Por: Rodrigo Fonseca | Especial para o Correio da Manhã

Adam Elliot: 'A vida é feita dos contrários'

Adam Elliot: 'Não quero deprimir o público, mas quero dar ao cinema enredos densos, que deixem a plateia exausta. A vida não é leve' | Foto: Iñaki Luis/SSIFF

Apesar da bilheteria mirradinha, na casa de US$ 7,5 milhões, "Memórias de um Caracol" ("Memoir of a Snail") foi indicado ao Oscar de Melhor Animação e ganhou 13 prêmios de peso, a começar pelo troféu Cristal, láurea principal do maior festival do mundo quando se fala em filmes com desenhos, computação gráfica ou bonequinhos de massa, o que é o caso. Adam Elliot, seu diretor, impressionou a crítica não só pela meticulosidade de suas esculturas de resina, mas por uma dramaturgia capaz de balancear o melodrama com tragédia e riso.

Em cartaz no Brasil daqui a dois dias, o longa-metragem conta o calvário enfrentado por Grace Pudel, uma órfã que o mundo todo esculacha sem dó. Sua narrativa se estrutura nas bases do stop-motion, técnica na qual objetos são animados quadro a quadro, tipo "Fuga das Galinhas" (2000) e "Coraline" (2008). O humor que brota dele vem da ironia típica de Elliot, ganhador do Oscar de Melhor Curta-metragem Animado de 2004 por "Harvie Krumpet". Mais conhecido por "Mary e Max - Uma Amizade Diferente" (2009), o cineasta regressa aos holofotes narrando as penúrias de Grace, uma colecionadora de moluscos, separada do convívio de seu amado irmão gêmeo, uma das poucas almas neste mundo que a tratam como amor.
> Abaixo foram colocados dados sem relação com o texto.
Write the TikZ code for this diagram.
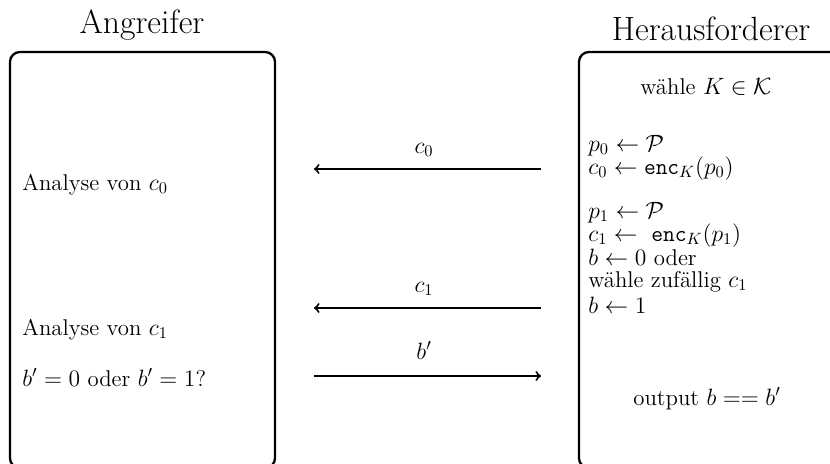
\documentclass[tikz,border=0pt]{standalone}
\usepackage{fontspec}
\usepackage{amsmath,amssymb}
\begin{document}
\begin{tikzpicture}[x=0.61pt,y=-0.61pt,
  every node/.append style={font=\fontsize{13.9}{16.5}\selectfont},
  party/.style={draw,line width=1.4pt,rounded corners=6pt},
  title/.style={font=\fontsize{20.5}{25}\selectfont,anchor=base},
  step line/.style={anchor=base west,inner sep=0pt,text height=8pt,text depth=2pt},
  centered line/.style={anchor=base,inner sep=0pt},
  msg/.style={line width=1.2pt,->},
  msglabel/.style={anchor=base,inner sep=0pt}]
\useasboundingbox (0,0) rectangle (830,463);
\begin{scope}
\clip (0,0) rectangle (830,463);
% the two parties
\draw[party] (10,52) rectangle (275,468);
\draw[party] (579,52) rectangle (846,468);
\end{scope}
\node[title] (att) at (142,33) {Angreifer};
\node[title] (chal) at (711,40) {Herausforderer};

% challenger's steps
\node[centered line] (key) at (706,94) {wähle $K \in \mathcal{K}$};
\node[step line] (p0) at (588,151) {$p_0 \leftarrow \mathcal{P}$};
\node[step line] (c0) at (588,174) {$c_0 \leftarrow \mathtt{enc}_K(p_0)$};
\node[step line] (p1) at (588,218) {$p_1 \leftarrow \mathcal{P}$};
\node[step line] (c1) at (588,241) {$c_1 \leftarrow\ \mathtt{enc}_K(p_1)$};
\node[step line] (b0) at (588,265) {$b \leftarrow 0$ oder};
\node[step line] (rnd) at (588,287) {wähle zufällig $c_1$};
\node[step line] (b1) at (588,313) {$b \leftarrow 1$};
\node[centered line] (out) at (707,405) {output $b == b'$};

% attacker's steps
\node[step line] (a0) at (22,190) {Analyse von $c_0$};
\node[step line] (a1) at (22,335) {Analyse von $c_1$};
\node[step line] (guess) at (22,386) {$b' = 0$ oder $b' = 1$?};

% messages
\coordinate (m0s) at (541,169); \coordinate (m0e) at (314,169);
\coordinate (m1s) at (541,308); \coordinate (m1e) at (314,308);
\coordinate (m2s) at (314,376); \coordinate (m2e) at (541,376);
\draw[msg] (m0s) -- (m0e);
\draw[msg] (m1s) -- (m1e);
\draw[msg] (m2s) -- (m2e);
\node[msglabel] (l0) at (424,153) {$c_0$};
\node[msglabel] (l1) at (424,292) {$c_1$};
\node[msglabel] (l2) at (424,359) {$b'$};
\end{tikzpicture}
\end{document}
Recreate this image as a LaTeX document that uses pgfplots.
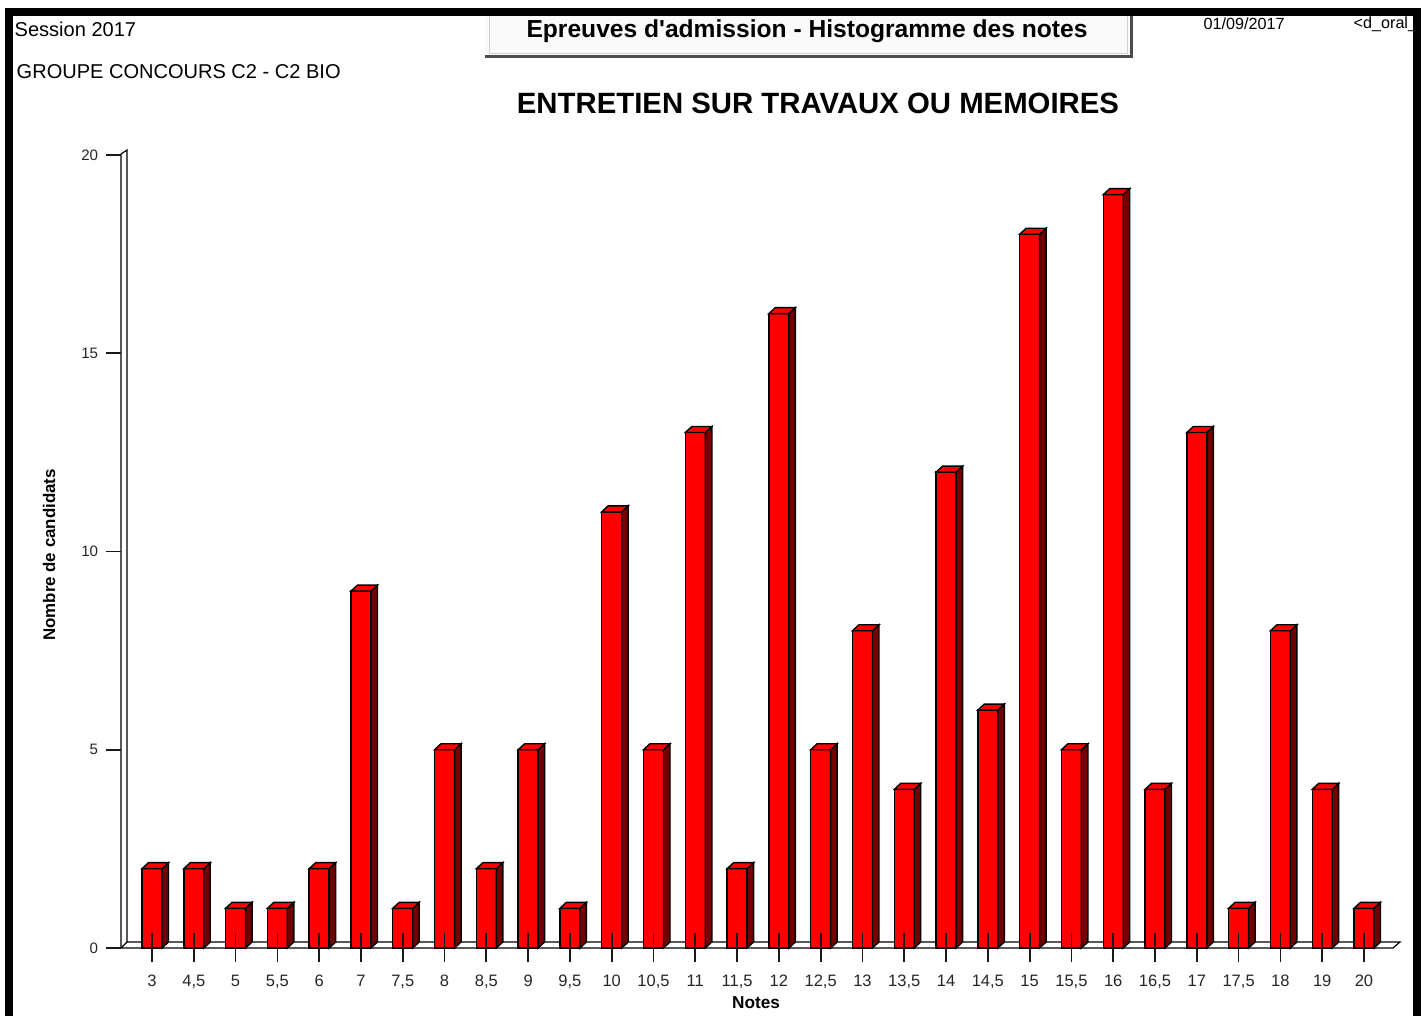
\documentclass[border=0pt]{standalone}
\usepackage{fontspec}
\setmainfont{Liberation Sans}
\usepackage{pgfplots}
\pgfplotsset{compat=1.18}
\usepackage{pgfplotstable}
\definecolor{barred}{RGB}{255,0,0}
\definecolor{sidered}{RGB}{115,0,0}
\pgfplotstableread{
x v
0 2
1 2
2 1
3 1
4 2
5 9
6 1
7 5
8 2
9 5
10 1
11 11
12 5
13 13
14 2
15 16
16 5
17 8
18 4
19 12
20 6
21 18
22 5
23 19
24 4
25 13
26 1
27 8
28 4
29 1
}\notes
\pgfdeclareplotmark{bar3d}{%
 \pgfsetfillcolor{sidered}%
 \pgfpathmoveto{\pgfpoint{1mm}{0mm}}%
 \pgfpathlineto{\pgfpoint{1.65mm}{0.6mm}}%
 \pgfpathlineto{\pgfpoint{1.65mm}{0.6mm-\barh mm}}%
 \pgfpathlineto{\pgfpoint{1mm}{-\barh mm}}%
 \pgfpathclose
 \pgfusepath{fill,stroke}%
 \pgfsetfillcolor{barred}%
 \pgfpathmoveto{\pgfpoint{-1mm}{0mm}}%
 \pgfpathlineto{\pgfpoint{1mm}{0mm}}%
 \pgfpathlineto{\pgfpoint{1.65mm}{0.6mm}}%
 \pgfpathlineto{\pgfpoint{-0.35mm}{0.6mm}}%
 \pgfpathclose
 \pgfusepath{fill,stroke}%
}
\newcommand{\fs}[1]{\fontsize{#1}{#1}\selectfont}
\begin{document}
\begin{tikzpicture}[x=0.1mm,y=0.1mm]
\path[use as bounding box] (0,0) rectangle (1427,1016);
% header
\node[anchor=west,inner sep=0] at (14,987) {\fs{5.7pt}Session 2017};
\node[anchor=west,inner sep=0] at (16,944) {\fs{5.7pt}GROUPE CONCOURS C2 - C2 BIO};
\fill[gray!4] (485,959) rectangle (1131,1001);
\draw[gray!35, line width=0.1mm] (489,962) rectangle (1127,1001);
\draw[gray!60!black, line width=0.3mm] (485,959)--(1131,959)--(1131,1001);
\node[inner sep=0] at (807,985) {\fs{7pt}\bfseries Epreuves d\textquotesingle admission - Histogramme des notes};
\node[anchor=west,inner sep=0] at (1203,992) {\fs{4.6pt}01/09/2017};
\node[anchor=west,inner sep=0] at (1353,992) {\fs{4.6pt}<d\_oral\_};
\node[inner sep=0] at (818,913) {\fs{8.35pt}\bfseries ENTRETIEN SUR TRAVAUX OU MEMOIRES};
\node[inner sep=0,rotate=90] at (49,461) {\fs{4.8pt}\bfseries Nombre de candidats};
\node[inner sep=0] at (756,13) {\fs{4.9pt}\bfseries Notes};
% frame
\draw[black, line width=0.8mm] (9,0)--(9,1004)--(1416.5,1004)--(1416.5,0);
% 3D floor and wall
\draw[black, line width=0.12mm, fill=white] (121,68)--(1393,68)--(1400,74)--(127,74)--cycle;
\draw[black, line width=0.12mm] (121,68)--(121,862)--(127,866)--(127,74);
\begin{axis}[
  at={(12.1mm,6.8mm)}, anchor=south west,
  scale only axis, width=127.2mm, height=79.3mm,
  xmin=-0.742, xmax=29.694, ymin=0, ymax=20,
  clip=false, axis on top,
  axis lines*=left, axis line style={draw=none},
  tick align=center, major tick length=2.9mm,
  tick style={black!90, line width=0.17mm},
  y tick style={dash pattern=on 1.45mm off 5mm},
  xtick={0,...,29},
  xticklabels={3,{4,5},5,{5,5},6,7,{7,5},8,{8,5},9,{9,5},10,{10,5},11,{11,5},12,{12,5},13,{13,5},14,{14,5},15,{15,5},16,{16,5},17,{17,5},18,19,20},
  ytick={0,5,10,15,20},
  yticklabels={0,5,10,15,20},
  xticklabel style={font=\fs{4.7pt}, text=black!85},
  yticklabel style={font=\fs{4.3pt}, text=black!85, xshift=0.4mm},
]
\addplot[ybar, bar width=2mm, bar shift=0pt, fill=barred, draw=black, line width=0.14mm] table[x=x,y=v]{\notes};
\addplot[only marks, mark=bar3d, color=black, line width=0.14mm,
  visualization depends on={3.965*\thisrow{v} \as \barh}] table[x=x,y=v]{\notes};
\end{axis}
\end{tikzpicture}
\end{document}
Além dele, aparece em seu caminho uma abilolada senhora, Pinky, fã de charutos cubanos, vai atenuar suas angústias.

Na entrevista a seguir, promovida pela Golden Globe Foundation, via Zoom, Elliot lamenta o fim do Anima Mundi, maior evento de seu setor em território latino-americano, paralisado em 2019, em meio ao desmanche cultural promovido pelo governo Bolsonaro.

É inegável a melancolia de "Memórias de um Caracol" a ponto de despertar uma curiosidade técnica de dramaturgia: como encontrar a fronteira precisa entre o melodrama e o trágico?

Adam Elliot: Eu gravito por paradoxos, pois a vida é feita dos contrários. Sem trevas, a luz perde seu significado. O ponto é saber encontrar o balanço entre a dor e o riso. Não quero deprimir o público, mas quero dar ao cinema enredos densos, que deixem a plateia exausta. A vida não é leve. Ela é dura, mas tem respiros. Em "Memórias de um Caracol", eu proponho uma virada nos momentos finais para garantir um alívio à plateia após arrastar Grace pela lama da desgraça. O espectador que ficar vai ter um alívio.

O que o caracol representa como metáfora de Grace?

Eu cresci numa colônia de camarões, onde as pessoas viviam da pesca, com redes e arrastão por todo lado. O camarão é um animal que parece estranho, assim como outros seres marinhos exóticos. Posso dizer o mesmo do caracol, para além da arquitetura singular de sua concha. Ele não parece foco como, sei lá, uma joaninha. É um ser que se retrai quando tocamos em suas antenas. É um símbolo do que se passa com Grace, retraída em sua dor.

Criado em 1993 e interrompido há seis anos, o Anima Mundi foi o primeiro festival que exibiu seu cinema no Brasil. Que falta ele faz?

Animadores são, em geral, pessoas tímidas, que trabalham isoladas. Festivais de animação não apenas validam nossas ideias como geram um ambiente confortável para que a gente possa se expressar. Tudo o que eu fiz passou no Anima Mundi e lamento que ele tenha sido interrompido. Além do Brasil, tive também a chance de ser exibido na Colômbia, no México e na Argentina. Sinto que a América Latina entende a minha tristeza. Digo isso porque, na Austrália, meu trabalho esbarra com certa indiferença por ser considerado triste.

Como o tipo de narrativa que você constrói é financiada?

"Memórias de um Caracol" levou oito anos para ser inteiramente desenvolvido. Se não houvesse financiamento do governo, na Austrália, eu não existiria como artista. Imagina buscar financiamento para uma história que fala de suicídio, cura gay e masturbação, sendo uma animação para adultos. Depois de prontos, meus filmes vendem facilmente para distribuidoras, mas até saírem do papel, necessitamos do apoio governamental.